HIRVATİSTAN, KARADAĞ, BOSNA-HERSEK GEZİSİ- (3.Gün) Zadar-Sibenik-Trogir-Split
Sabahleyin erkenden kalktık. Tüm gece müzik sesi hiç kesilmedi. Otelimizin balkonundan dün geceki festivalin yapıldığı komşu otel gözüküyor. Sabah saat 07:00 olmuş ve hala bir masada, bir grup şarkılarını söylüyorlar.
Biograd sahilini gezdik. Küçücük ama çok güzel bir şehir. Zadar şehrini ziyaret etmek için tekrar geri dönmemiz lazım, çünkü kaldığımız otelin yeri olan Biograd, Zadar’a göre daha aşağıda.

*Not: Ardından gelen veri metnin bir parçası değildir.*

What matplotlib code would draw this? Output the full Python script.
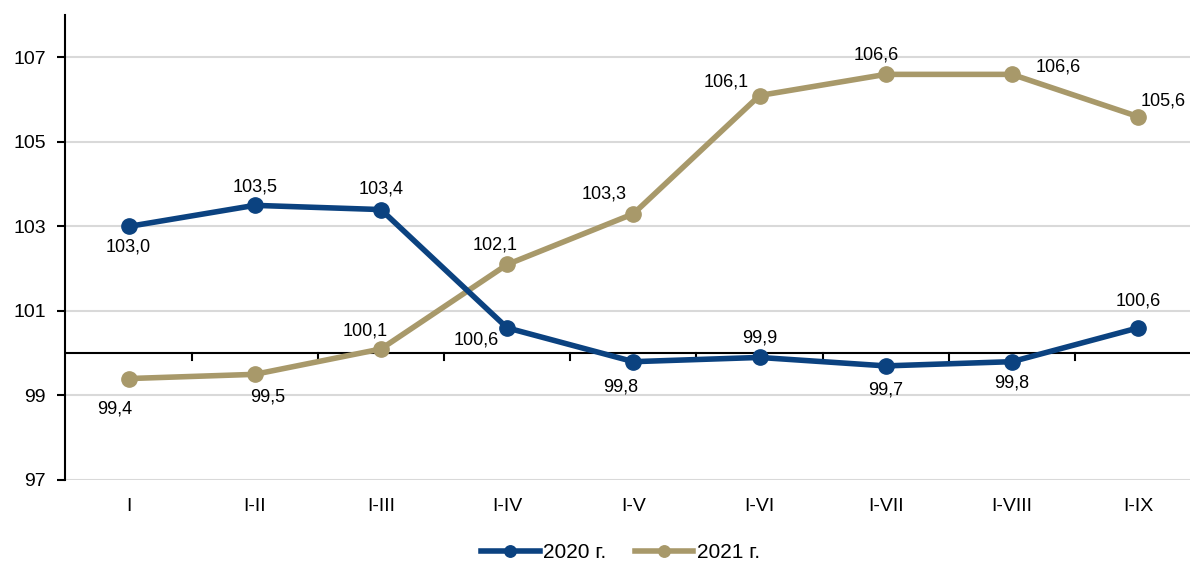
import matplotlib.pyplot as plt

plt.rcParams['font.family'] = ['Liberation Sans', 'DejaVu Sans']

periods = ['I', 'I-II', 'I-III', 'I-IV', 'I-V', 'I-VI', 'I-VII', 'I-VIII', 'I-IX']
y2020 = [103.0, 103.5, 103.4, 100.6, 99.8, 99.9, 99.7, 99.8, 100.6]
y2021 = [99.4, 99.5, 100.1, 102.1, 103.3, 106.1, 106.6, 106.6, 105.6]

# label offsets in points (dx, dy)
off2020 = [(0, -15), (0, 13), (0, 15), (-22, -9), (-9, -18), (0, 14), (0, -17), (0, -15), (0, 19)]
off2021 = [(-10, -22), (9, -16), (-11, 13), (-9, 14), (-21, 14), (-24, 9.5), (-7, 14), (33, 5), (18, 11)]

c2020 = '#0B4280'
c2021 = '#A8996A'

fig = plt.figure(figsize=(11.9, 5.64), dpi=100)
ax = fig.add_axes([0.055, 0.149, 0.946, 0.824])

x = range(len(periods))
ax.plot(x, y2020, color=c2020, lw=4.0, marker='o', ms=11, label='2020 г.', zorder=4)
ax.plot(x, y2021, color=c2021, lw=4.0, marker='o', ms=11, label='2021 г.', zorder=3)

for i, v in enumerate(y2020):
    ax.annotate(f'{v:.1f}'.replace('.', ','), (i, v), xytext=off2020[i], textcoords='offset points',
                ha='center', va='center', fontsize=13)
for i, v in enumerate(y2021):
    ax.annotate(f'{v:.1f}'.replace('.', ','), (i, v), xytext=off2021[i], textcoords='offset points',
                ha='center', va='center', fontsize=13)

# horizontal base line at 100 with small ticks between categories
ax.axhline(100, color='black', lw=1.5, zorder=2)
for b in range(1, len(periods)):
    ax.plot([b - 0.5, b - 0.5], [100, 99.83], color='black', lw=1.5, zorder=2)

ax.set_xlim(-0.5, 8.42)
ax.set_ylim(97, 108)
ax.set_yticks([97, 99, 101, 103, 105, 107])
ax.set_xticks(list(x))
ax.set_xticklabels(periods)
ax.tick_params(axis='y', labelsize=14, length=6, width=1.5, direction='out', pad=8)
ax.tick_params(axis='x', labelsize=14, length=0, pad=13)
ax.yaxis.grid(color='#D9D9D9', lw=1.5)
ax.set_axisbelow(True)

for s in ['top', 'right', 'bottom']:
    ax.spines[s].set_visible(False)
ax.spines['left'].set_linewidth(1.5)

ax.legend(loc='center', bbox_to_anchor=(0.493, -0.157), ncol=2, frameon=False,
          fontsize=15, handlelength=2.8, handletextpad=0.15, columnspacing=1.4, markerscale=0.75)

plt.savefig('out.png', dpi=100)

Hırvatistan’ın en çok ziyaret edilen bölümü hiç şüphesiz ki Dalmaçya kıyıları. Bizde bir gün önceki Plitvice maceramız sonrası Zadar’a vararak, Dalmaçya Kıyılarına ayak basmış ve Adriyatik Denizi kıyılarına da ulaşmış olduk.
Macar Kralı Ladislaus 1409’da Zadar dahil bölgeyi 100.000 Duka altını karşılığı Venediklilere satınca, bundan sonra bölgede İtalyan yaşam tarzı ve eserleri hakim olmuş.

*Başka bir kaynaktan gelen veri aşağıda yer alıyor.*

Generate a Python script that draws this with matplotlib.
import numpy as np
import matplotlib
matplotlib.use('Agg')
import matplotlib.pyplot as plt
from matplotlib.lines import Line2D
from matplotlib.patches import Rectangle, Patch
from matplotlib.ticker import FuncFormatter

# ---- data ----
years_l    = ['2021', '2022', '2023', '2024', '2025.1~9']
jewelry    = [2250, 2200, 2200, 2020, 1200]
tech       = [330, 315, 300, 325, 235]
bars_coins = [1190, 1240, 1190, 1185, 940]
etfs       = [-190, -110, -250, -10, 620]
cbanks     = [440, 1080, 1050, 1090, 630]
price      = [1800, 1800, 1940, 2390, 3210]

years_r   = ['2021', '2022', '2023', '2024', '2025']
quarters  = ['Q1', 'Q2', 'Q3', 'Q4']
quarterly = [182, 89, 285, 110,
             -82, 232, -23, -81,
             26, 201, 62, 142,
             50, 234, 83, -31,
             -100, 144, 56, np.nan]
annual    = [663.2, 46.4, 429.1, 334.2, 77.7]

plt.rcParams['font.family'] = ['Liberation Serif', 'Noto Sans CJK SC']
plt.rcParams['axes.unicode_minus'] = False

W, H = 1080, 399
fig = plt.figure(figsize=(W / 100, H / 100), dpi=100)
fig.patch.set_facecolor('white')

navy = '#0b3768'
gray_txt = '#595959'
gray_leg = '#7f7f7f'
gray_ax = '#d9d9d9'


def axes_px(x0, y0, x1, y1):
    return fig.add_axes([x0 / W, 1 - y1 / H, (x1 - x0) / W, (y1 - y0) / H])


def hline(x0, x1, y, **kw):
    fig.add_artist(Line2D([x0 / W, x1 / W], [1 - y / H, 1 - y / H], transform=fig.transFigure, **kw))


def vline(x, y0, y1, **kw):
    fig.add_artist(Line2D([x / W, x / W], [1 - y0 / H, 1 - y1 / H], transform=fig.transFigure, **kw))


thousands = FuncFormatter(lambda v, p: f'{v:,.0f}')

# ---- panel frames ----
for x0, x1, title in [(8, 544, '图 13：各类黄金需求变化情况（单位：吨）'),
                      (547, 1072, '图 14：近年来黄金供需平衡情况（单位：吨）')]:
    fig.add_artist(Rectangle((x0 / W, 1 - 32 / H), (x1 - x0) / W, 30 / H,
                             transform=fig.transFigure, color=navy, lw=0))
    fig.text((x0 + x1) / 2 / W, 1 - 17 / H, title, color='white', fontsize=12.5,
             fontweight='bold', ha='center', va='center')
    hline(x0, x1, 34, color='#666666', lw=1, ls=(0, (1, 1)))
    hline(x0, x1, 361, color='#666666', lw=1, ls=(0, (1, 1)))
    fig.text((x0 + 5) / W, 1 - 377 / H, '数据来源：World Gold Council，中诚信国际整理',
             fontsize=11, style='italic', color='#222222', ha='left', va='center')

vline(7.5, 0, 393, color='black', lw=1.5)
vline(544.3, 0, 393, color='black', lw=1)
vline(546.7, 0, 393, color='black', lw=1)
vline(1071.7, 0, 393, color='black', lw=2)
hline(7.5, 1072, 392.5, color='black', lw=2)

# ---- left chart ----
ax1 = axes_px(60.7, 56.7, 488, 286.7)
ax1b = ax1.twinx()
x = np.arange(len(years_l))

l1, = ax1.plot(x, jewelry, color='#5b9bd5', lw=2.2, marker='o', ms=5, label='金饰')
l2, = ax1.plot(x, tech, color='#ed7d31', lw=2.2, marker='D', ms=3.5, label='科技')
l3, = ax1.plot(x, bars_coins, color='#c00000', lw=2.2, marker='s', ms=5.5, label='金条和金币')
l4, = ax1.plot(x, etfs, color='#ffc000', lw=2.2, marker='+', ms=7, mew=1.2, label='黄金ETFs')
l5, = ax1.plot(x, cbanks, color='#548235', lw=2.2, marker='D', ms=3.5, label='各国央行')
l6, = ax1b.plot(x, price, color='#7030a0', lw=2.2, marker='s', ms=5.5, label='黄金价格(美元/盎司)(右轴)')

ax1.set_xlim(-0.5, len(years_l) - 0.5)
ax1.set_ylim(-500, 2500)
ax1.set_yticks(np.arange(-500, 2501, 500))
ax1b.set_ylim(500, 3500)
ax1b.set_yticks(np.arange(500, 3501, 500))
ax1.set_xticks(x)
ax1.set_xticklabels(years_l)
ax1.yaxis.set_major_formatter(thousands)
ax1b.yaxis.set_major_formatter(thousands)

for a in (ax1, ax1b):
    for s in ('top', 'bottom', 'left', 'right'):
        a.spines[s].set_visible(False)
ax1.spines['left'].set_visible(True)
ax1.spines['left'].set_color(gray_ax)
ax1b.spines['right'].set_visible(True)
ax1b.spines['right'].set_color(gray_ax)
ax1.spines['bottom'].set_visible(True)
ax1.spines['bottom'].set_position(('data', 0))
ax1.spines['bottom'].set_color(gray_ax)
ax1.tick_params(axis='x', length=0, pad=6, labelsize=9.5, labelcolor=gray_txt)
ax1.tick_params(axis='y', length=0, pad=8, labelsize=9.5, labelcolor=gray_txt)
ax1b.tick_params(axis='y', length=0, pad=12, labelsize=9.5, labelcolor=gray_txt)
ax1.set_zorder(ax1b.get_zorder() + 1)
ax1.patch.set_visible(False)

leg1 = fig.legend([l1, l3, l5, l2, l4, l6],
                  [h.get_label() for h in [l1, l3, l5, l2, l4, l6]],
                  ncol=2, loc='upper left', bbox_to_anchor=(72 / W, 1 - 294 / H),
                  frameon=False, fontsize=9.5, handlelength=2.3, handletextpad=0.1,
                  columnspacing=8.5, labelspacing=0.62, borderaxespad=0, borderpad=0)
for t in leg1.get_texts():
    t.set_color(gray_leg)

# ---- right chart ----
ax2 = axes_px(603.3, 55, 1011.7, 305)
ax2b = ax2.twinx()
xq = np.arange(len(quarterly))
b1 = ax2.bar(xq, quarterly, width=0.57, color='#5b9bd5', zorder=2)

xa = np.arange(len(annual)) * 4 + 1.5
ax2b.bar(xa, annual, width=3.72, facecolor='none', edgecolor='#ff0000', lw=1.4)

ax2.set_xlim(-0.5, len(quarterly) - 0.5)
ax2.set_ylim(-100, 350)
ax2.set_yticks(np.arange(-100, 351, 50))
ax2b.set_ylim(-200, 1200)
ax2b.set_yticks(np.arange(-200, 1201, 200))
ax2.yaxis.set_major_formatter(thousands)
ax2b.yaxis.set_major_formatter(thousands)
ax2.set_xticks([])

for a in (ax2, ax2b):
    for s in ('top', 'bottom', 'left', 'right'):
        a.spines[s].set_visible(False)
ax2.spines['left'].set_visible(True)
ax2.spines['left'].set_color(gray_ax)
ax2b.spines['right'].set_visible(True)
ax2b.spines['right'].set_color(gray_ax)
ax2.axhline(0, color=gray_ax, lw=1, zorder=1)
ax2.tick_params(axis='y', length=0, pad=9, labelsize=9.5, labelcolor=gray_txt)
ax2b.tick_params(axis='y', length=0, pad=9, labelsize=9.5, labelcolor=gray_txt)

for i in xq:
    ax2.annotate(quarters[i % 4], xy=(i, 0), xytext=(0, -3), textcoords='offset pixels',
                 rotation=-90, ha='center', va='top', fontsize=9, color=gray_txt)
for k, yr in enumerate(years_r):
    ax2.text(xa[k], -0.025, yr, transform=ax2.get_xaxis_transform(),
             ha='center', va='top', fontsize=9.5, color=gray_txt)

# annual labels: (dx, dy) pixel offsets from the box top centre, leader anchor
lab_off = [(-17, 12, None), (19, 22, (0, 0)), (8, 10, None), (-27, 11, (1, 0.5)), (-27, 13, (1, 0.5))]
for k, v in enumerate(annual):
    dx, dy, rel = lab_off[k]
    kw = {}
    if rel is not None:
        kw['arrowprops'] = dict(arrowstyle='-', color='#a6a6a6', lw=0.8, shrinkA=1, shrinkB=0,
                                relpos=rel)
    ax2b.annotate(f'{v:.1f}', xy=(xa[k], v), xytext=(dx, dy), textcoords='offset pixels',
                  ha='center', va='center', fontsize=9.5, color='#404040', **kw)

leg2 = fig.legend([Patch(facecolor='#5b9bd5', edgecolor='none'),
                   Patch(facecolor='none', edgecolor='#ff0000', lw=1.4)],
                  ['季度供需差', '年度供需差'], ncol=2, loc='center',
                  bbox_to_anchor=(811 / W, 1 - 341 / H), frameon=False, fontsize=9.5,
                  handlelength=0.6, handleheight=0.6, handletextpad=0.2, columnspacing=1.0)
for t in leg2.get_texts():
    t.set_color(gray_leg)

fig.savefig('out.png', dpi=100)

Eski Zadar şehri bir yarımada üzerine kurulu. İki kapısı mevcut. Otobüsümüz Zadar’a varınca rehberle deniz tarafındaki kapıda buluştuk. Otobüste bekleme yaparken bir küçük delikanlının beyaz bir papaz giysisi ve elinde bir muma benzer obje ile anne ve babasının yanında durduğunu gördük. Meğerse çocuğun ilk vaftiz töreni sonrası imiş.
Deniz kapısı, eski bir Roma kapısı üzerine, 1573 yılında Michele Sanmicheli tarafından yeniden yapım olan bir kapı. Kapının içinden geçtikten sonra karşımıza çıkan evin yan duvarı savaştan kalma kurşun izleri ile dolu. Çok daha dramatik örneklerini Bosna Hersek topraklarında göreceğimizi bilmeden “savaşta çok çekmişler” diye düşündük. Ama Bosna da gördüklerimiz karşısında bu duvar hafif bir örnekmiş. Gerçi savaşın azı çoğu değil, hepsi kötü.